Born in Beirut, Rawi Hage grew up in Lebanon and Cyprus before moving west, first to New York City and then to Montreal. His new novel Carnival is set in a city imbued with the gritty potency of all of these places and more. Narrated by a philosophical cab driver who goes simply by the name Fly, Carnival charts the dark streets of the grimy, corrupt city Fly calls home. Fly’s passion for books is matched only by his passion for creating elaborate, historically informed masturbatory fantasies. But the most defining quality of this orphaned son of circus performers is his abiding sympathy for the freakish and downtrodden elements of the city. Cab driving is just a job; Fly’s real calling is looking out for the strippers, prostitutes, drug dealers, transvestites, and mental-health patients he ferries around town. “I believe in others and in humans, and in a world of wandering and of constant change,” Fly tells the priest of a troubled passenger at one point. Street savvy but compassionate, mystical but agnostic and above all, brilliantly idiosyncratic, Fly is a rambling poet of sorts. Only late in Carnival does something like a plot emerge as Fly finds himself entangled in a series of senseless killings across the city. Here, fissures begin to appear in his cool exterior; the dissolution he has witnessed has worn on him. But all he can do is drive on.
The Buy Side
by Turney Duff
Sex, drugs, and Wall Street.
Turney Duff is not the first ex-Wall Streeter to pen a tell-all, but there’s something particularly likeable about the candid mix of braggadocio and humility he brings to The Buy Side, his new memoir of a 15-year career in finance. “It’s one of the great mysteries of the universe,” he notes. “Everybody says they want to know how Wall Street works, but the truth is, all they really want to hear is how much money I make—or how much I can make for them.” To his credit, Duff doesn’t just revel in how much money he made. He also explains how he made it (often, by ethically and legally dubious means). Even when he’s describing big trades or complex industry relationships, there’s a conversational, confessional, it-could’ve-happened-to-anybody quality to Duff’s writing. It helps that Duff has an eye for detail too. On using his house key to snort cocaine: “After a few big nights, sometimes it takes a couple of minutes to insert my apartment key into the lock because of the crusted powder on it.” Equally vivid are the moment his then-boss Raj Rajaratnam giggles at a highly lucrative trade made possible by a shadowy tip—or the moment Duff realizes his father is unable to operate the elevator to his $9,300-a-month TriBeCa rental. As boom-and-bust narratives come, Duff’s is no morality tale. It is, however, a much-welcomed addition to an ever-expanding genre.
The Queen Bee of Tuscany
by Ben Downing
The charming story of the hostess who charmed Tuscany.

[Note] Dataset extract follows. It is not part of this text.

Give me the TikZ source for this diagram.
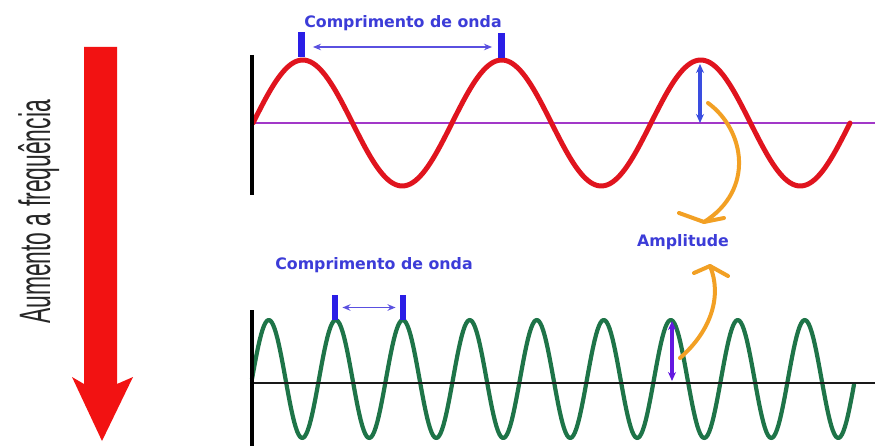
\documentclass[tikz,border=0pt]{standalone}
\usepackage{fontspec}
\setmainfont{Liberation Sans}
\newfontfamily\lblfont{DejaVu Sans}
\usetikzlibrary{arrows.meta}
\definecolor{arrowred}{HTML}{F21212}
\definecolor{wavered}{HTML}{E0141E}
\definecolor{wavegreen}{HTML}{1E7448}
\definecolor{axispurple}{HTML}{A238C8}
\definecolor{lblblue}{HTML}{3C3CD8}
\definecolor{barblue}{HTML}{2A1EE6}
\definecolor{dblblue}{HTML}{5A50E0}
\definecolor{amporange}{HTML}{F2A024}
\definecolor{ampviolet}{HTML}{6418E0}
\definecolor{ampblue}{HTML}{3A4EE0}
\begin{document}
\begin{tikzpicture}[x=1pt,y=-1pt,
  lbl/.style={font=\lblfont\bfseries\fontsize{15.8}{18}\selectfont, text=lblblue, inner sep=0pt},
  barmark/.style={fill=barblue, draw=none, minimum width=6.5pt, minimum height=25pt, inner sep=0pt},
  dbl/.style={dblblue, line width=1.6pt, {Stealth[length=8pt,width=6.5pt]}-{Stealth[length=8pt,width=6.5pt]}},
  axisline/.style={black, line width=3.5pt},
  refline/.style={line width=2.6pt},
  wave/.style={line width=4.2pt, line cap=round, line join=round},
  amparrow/.style={line width=3.2pt, {Stealth[length=9pt,width=8pt]}-{Stealth[length=9pt,width=8pt]}},
  orangearc/.style={amporange, line width=4pt, line cap=round, line join=round}
]
\useasboundingbox (0,0) rectangle (875,446);
\fill[white] (0,0) rectangle (875,446);

% big red arrow and its label
\fill[arrowred] (84,47) -- (117,47) -- (117,384) -- (133,377) -- (102,441) -- (72,377) -- (84,384) -- cycle;
\node[rotate=90, anchor=base, inner sep=0pt, text=black!85] (freq) at (50,212)
  {\scalebox{0.52}[1]{\fontsize{44}{44}\selectfont Aumento a frequência}};

% ---------- top wave ----------
\draw[axispurple, refline] (253,123) -- (875,123);
\draw[wavered, wave, line width=5pt] plot[domain=253:850, samples=240] (\x, {123 - 63*sin((\x-253)*1.809)});
\draw[axisline] (252,55) -- (252,195);

\node[lbl] (lbltop) at (403,23) {Comprimento de onda};
\node[barmark] (t1) at (301.5,45) {};
\node[barmark] (t2) at (501.5,46) {};
\draw[dbl, shorten <=8pt, shorten >=6pt] (t1.east |- 0,47) -- (t2.west |- 0,47);

\coordinate (ta) at (700,64);
\coordinate (tb) at (700,123);
\draw[ampblue, amparrow] (ta) -- (tb);

\coordinate (o1s) at (708,103);
\coordinate (o1e) at (704,222);
\draw[orangearc] (o1s) .. controls (745,130) and (755,190) .. (o1e);
\coordinate (o1l) at (679,213);
\coordinate (o1r) at (724,218);
\draw[orangearc] (o1l) -- (o1e) -- (o1r);

\node[lbl] (amp) at (683,242) {Amplitude};

% ---------- bottom wave ----------
\draw[wavegreen, wave] plot[domain=252:854, samples=400] (\x, {379 - 59*sin((\x-252)*5.3731)});
\draw[black!90, refline] (253,383) -- (875,383);
\draw[axisline] (252,310) -- (252,446);

\node[lbl] (lblbot) at (374,265) {Comprimento de onda};
\node[barmark] (g1) at (335,307.5) {};
\node[barmark] (g2) at (403,307.5) {};
\draw[dbl, shorten <=4pt, shorten >=4pt] (g1) -- (g2);

\coordinate (ga) at (672,321);
\coordinate (gb) at (672,381);
\draw[ampviolet, amparrow] (ga) -- (gb);

\coordinate (o2s) at (680,358);
\coordinate (o2e) at (710,266);
\draw[orangearc] (o2s) .. controls (712,330) and (722,295) .. (o2e);
\coordinate (o2l) at (694,273);
\coordinate (o2r) at (728,276);
\draw[orangearc] (o2l) -- (o2e) -- (o2r);
\end{tikzpicture}
\end{document}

What is it that makes a life remarkable? In The Queen Bee of Tuscany, biographer Ben Downing (who specializes in 19th- and 20th century British society) turns to the figure of Janet Ross “as a heartening example of how much can be crammed into one’s allotted days, and of the degree to which the patient cultivation of friendships can improve them.” Downing emphasizes that on the surface, there are few early signs of distinction in Ross’s pedigree: She was not born into great wealth or a famous lineage and she received no special education. Hers is instead a story of the sheer force of personality. After moving to Italy in the mid 1840s, Ross immediately threw herself into life among the many British expats who had found a home-away-from-home there. In the next sixty years Ross spent in Tuscany, she firmly established herself as the doyenne of the region’s Anglo-Florentine colony—the queen bee of queen bees. At Poggio Gherardo, her house in the hills, she presided over Anglo-Florentine society, hosting greats like Mark Twain in her home. Downing’s richly detailed biography depicts a vigorous, formidable woman with a gift for cultivating relationships and an authentic love for her adopted home. Today, “Tuscany has come to stand for one version of the good life,” Downing notes. Ross’s life, in his telling, was utterly emblematic of this.